To our credit, we didn’t respond in the way above, but rather saw this as an opportunity to educate and help them develop the project they wanted without blowing out our energy and their budget. We explained how it would be much easier to bring the people to a central location over the course of a few days so we could do one setup and teardown, but still record between 4-6 interviews in each session. Once we explained the logistics of such a project, they immediately saw how much easier — and yet more productive — this approach would be. Until we took the time to explain the process and procedures involved, they really had no idea what they were asking.

Again, this didn’t come from a place of stupidity, but rather a lack of understanding of the steps that led to the finished product they had in their mind. This is so typical when developing projects either internally or working as an outside consultant. Your clients see the finished product in their mind, but they may have no idea of all the work and preparation needed to get there. This is where your knowledge, skills and ability to educate become so very important. If you don’t have the ability to see beyond what you might think of as a “stupid question” you risk losing the entire project.

That fact is, I often describe myself as being an non-traditional educator. Everything I do, in all my work, involves some sort of education. I just don’t spend that much of my time in what would be considered a traditional classroom. Rather I tend to work one-to-one with partners, co-workers and clients, teaching them skills and helping them move forward with their own abilities. Great teaching — and great work — does not come from a place of arrogance. It comes from a deep understanding of both my own skills and the needs of my clients. They need to understand. They need to learn. They need to be made to feel comfortable and safe so they can take the risks of learning new skills and, in some cases, feeling “stupid” in front of someone else. Arrogance can crush this fragile relationship and leave you wondering where your clients, and your money, went.

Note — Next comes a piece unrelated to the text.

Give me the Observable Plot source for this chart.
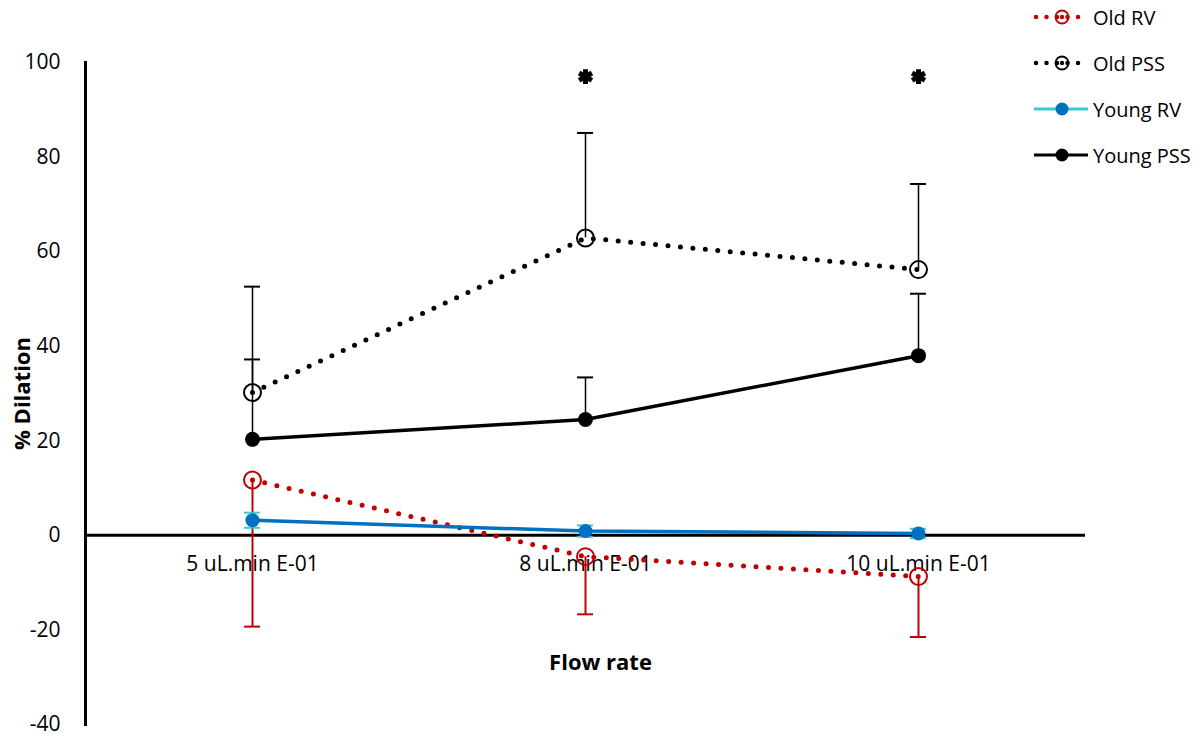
<!DOCTYPE html>
<html>
<head>
<meta charset="utf-8">
<script src="https://cdn.jsdelivr.net/npm/d3@7"></script>
<script src="https://cdn.jsdelivr.net/npm/@observablehq/plot@0.6"></script>
<style>
  html, body { margin: 0; padding: 0; background: #fff; }
  #wrap { position: relative; width: 1202px; height: 736px; font-family: "Open Sans", sans-serif; }
  #legend { position: absolute; left: 1033px; top: -6px; font-size: 20px; color: #000; }
  #legend .row { display: flex; align-items: center; height: 46px; white-space: nowrap; }
  #legend svg { width: 58px; height: 24px; margin-right: 2px; }
</style>
</head>
<body>
<div id="wrap"><div id="legend"></div></div>
<script>
// ---- data ----
const categories = ["5 uL.min E-01", "8 uL.min E-01", "10 uL.min E-01"];
const yTicks = [-40, -20, 0, 20, 40, 60, 80, 100];

const oldRV = [11.7, -4.5, -8.7];
const oldRVLow = [-19.3, -16.7, -21.5];

const oldPSS = [30.2, 62.9, 56.2];
const oldPSSHigh = [52.6, 85.1, 74.3];

const youngRV = [3.2, 0.9, 0.4];
const youngRVErr = [1.6, 1.2, 1.0];

const youngPSS = [20.3, 24.5, 38.0];
const youngPSSHigh = [37.2, 33.4, 51.1];

const sigCategories = ["8 uL.min E-01", "10 uL.min E-01"];
const sigValues = [97, 97];

const seriesNames = ["Old RV", "Old PSS", "Young RV", "Young PSS"];

// ---- tables ----
const rows = (vals, extra) => categories.map((c, i) => ({cat: c, v: vals[i], ...(extra ? extra(i) : {})}));
const dOldRV = rows(oldRV, i => ({lo: oldRVLow[i]}));
const dOldPSS = rows(oldPSS, i => ({hi: oldPSSHigh[i]}));
const dYoungRV = rows(youngRV, i => ({lo: youngRV[i] - youngRVErr[i], hi: youngRV[i] + youngRVErr[i]}));
const dYoungPSS = rows(youngPSS, i => ({hi: youngPSSHigh[i]}));
const dSig = sigCategories.map((c, i) => ({cat: c, v: sigValues[i]}));

const red = "#c00000", blue = "#0070c0", cyan = "#3cc8d2";
const dotted = {strokeWidth: 5, strokeDasharray: "0 12.5", strokeLinecap: "round"};
const cap = {insetLeft: -8, insetRight: -8, strokeWidth: 2};

const chart = Plot.plot({
  width: 1202,
  height: 736,
  marginLeft: 85,
  marginRight: 117,
  marginTop: 62,
  marginBottom: 12,
  style: {fontFamily: "Open Sans, sans-serif", fontSize: "21px", color: "#000", background: "#fff"},
  x: {type: "point", domain: categories, padding: 0.5, axis: null},
  y: {domain: [-40, 100], axis: null},
  marks: [
    Plot.axisY({ticks: yTicks, tickSize: 0, tickPadding: 25, label: null, fontSize: 21, tickFormat: d => String(d)}),
    Plot.frame({anchor: "left", strokeWidth: 3, stroke: "#000"}),
    Plot.ruleY([0], {strokeWidth: 3, stroke: "#000"}),
    Plot.text(categories, {x: d => d, y: () => 0, dy: 29, fontSize: 21, text: d => d}),
    Plot.text(["% Dilation"], {frameAnchor: "left", textAnchor: "middle", rotate: -90, dx: -63, fontWeight: "bold", fontSize: 22}),
    Plot.text(["Flow rate"], {frameAnchor: "bottom", lineAnchor: "middle", dy: -62, dx: 15, fontWeight: "bold", fontSize: 22}),

    // error bars
    Plot.ruleX(dOldRV, {x: "cat", y1: "v", y2: "lo", stroke: red, strokeWidth: 2}),
    Plot.ruleY(dOldRV, {x1: "cat", x2: "cat", y: "lo", stroke: red, ...cap}),
    Plot.ruleX(dOldPSS, {x: "cat", y1: "v", y2: "hi", stroke: "#000", strokeWidth: 1.5}),
    Plot.ruleY(dOldPSS, {x1: "cat", x2: "cat", y: "hi", stroke: "#000", ...cap}),
    Plot.ruleX(dYoungPSS, {x: "cat", y1: "v", y2: "hi", stroke: "#000", strokeWidth: 1.5}),
    Plot.ruleY(dYoungPSS, {x1: "cat", x2: "cat", y: "hi", stroke: "#000", ...cap}),
    Plot.ruleX(dYoungRV, {x: "cat", y1: "lo", y2: "hi", stroke: cyan, strokeWidth: 2}),
    Plot.ruleY(dYoungRV, {x1: "cat", x2: "cat", y: "lo", stroke: cyan, ...cap}),
    Plot.ruleY(dYoungRV, {x1: "cat", x2: "cat", y: "hi", stroke: cyan, ...cap}),

    // lines
    Plot.line(dOldRV, {x: "cat", y: "v", stroke: red, ...dotted}),
    Plot.line(dOldPSS, {x: "cat", y: "v", stroke: "#000", ...dotted}),
    Plot.line(dYoungRV, {x: "cat", y: "v", stroke: blue, strokeWidth: 3.5}),
    Plot.line(dYoungPSS, {x: "cat", y: "v", stroke: "#000", strokeWidth: 3.5}),

    // markers
    Plot.dot(dOldRV, {x: "cat", y: "v", r: 8.5, stroke: red, strokeWidth: 2, fill: "none"}),
    Plot.dot(dOldPSS, {x: "cat", y: "v", r: 8.5, stroke: "#000", strokeWidth: 2, fill: "none"}),
    Plot.dot(dYoungRV, {x: "cat", y: "v", r: 7, fill: blue}),
    Plot.dot(dYoungPSS, {x: "cat", y: "v", r: 7.5, fill: "#000"}),

    // significance
    Plot.dot(dSig, {x: "cat", y: "v", symbol: "asterisk", r: 7, stroke: "#000", strokeWidth: 5, fill: "#000"})
  ]
});
document.getElementById("wrap").prepend(chart);

// ---- legend ----
const legendSpec = [
  {name: seriesNames[0], stroke: red, dotted: true, marker: "open"},
  {name: seriesNames[1], stroke: "#000", dotted: true, marker: "open"},
  {name: seriesNames[2], stroke: cyan, dotted: false, marker: "fill", fill: blue},
  {name: seriesNames[3], stroke: "#000", dotted: false, marker: "fill", fill: "#000"}
];
const legend = document.getElementById("legend");
for (const s of legendSpec) {
  const row = document.createElement("div");
  row.className = "row";
  const line = s.dotted
    ? `<line x1="3" x2="55" y1="12" y2="12" stroke="${s.stroke}" stroke-width="4.5" stroke-dasharray="0 10.5" stroke-linecap="round"/>`
    : `<line x1="1" x2="55" y1="12" y2="12" stroke="${s.stroke}" stroke-width="3"/>`;
  const mk = s.marker === "open"
    ? `<circle cx="29" cy="12" r="6.5" fill="none" stroke="${s.stroke}" stroke-width="1.8"/><circle cx="29" cy="12" r="2.2" fill="${s.stroke}"/>`
    : `<circle cx="29" cy="12" r="6.5" fill="${s.fill}"/>`;
  row.innerHTML = `<svg viewBox="0 0 58 24">${line}${mk}</svg><span>${s.name}</span>`;
  legend.appendChild(row);
}
</script>
</body>
</html>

Know what you know and know what you don’t know. And know what your clients know and don’t know. Develop your skills and knowledge, but never forget what it feels like to “not know.” Remember how you felt in the past and you will develop a greater knowledge of and empathy with your clients. This then paves the way for great things both you in your own career and for your clients. Educate, illuminate and then create. Your clients need you, your skills and your knowledge.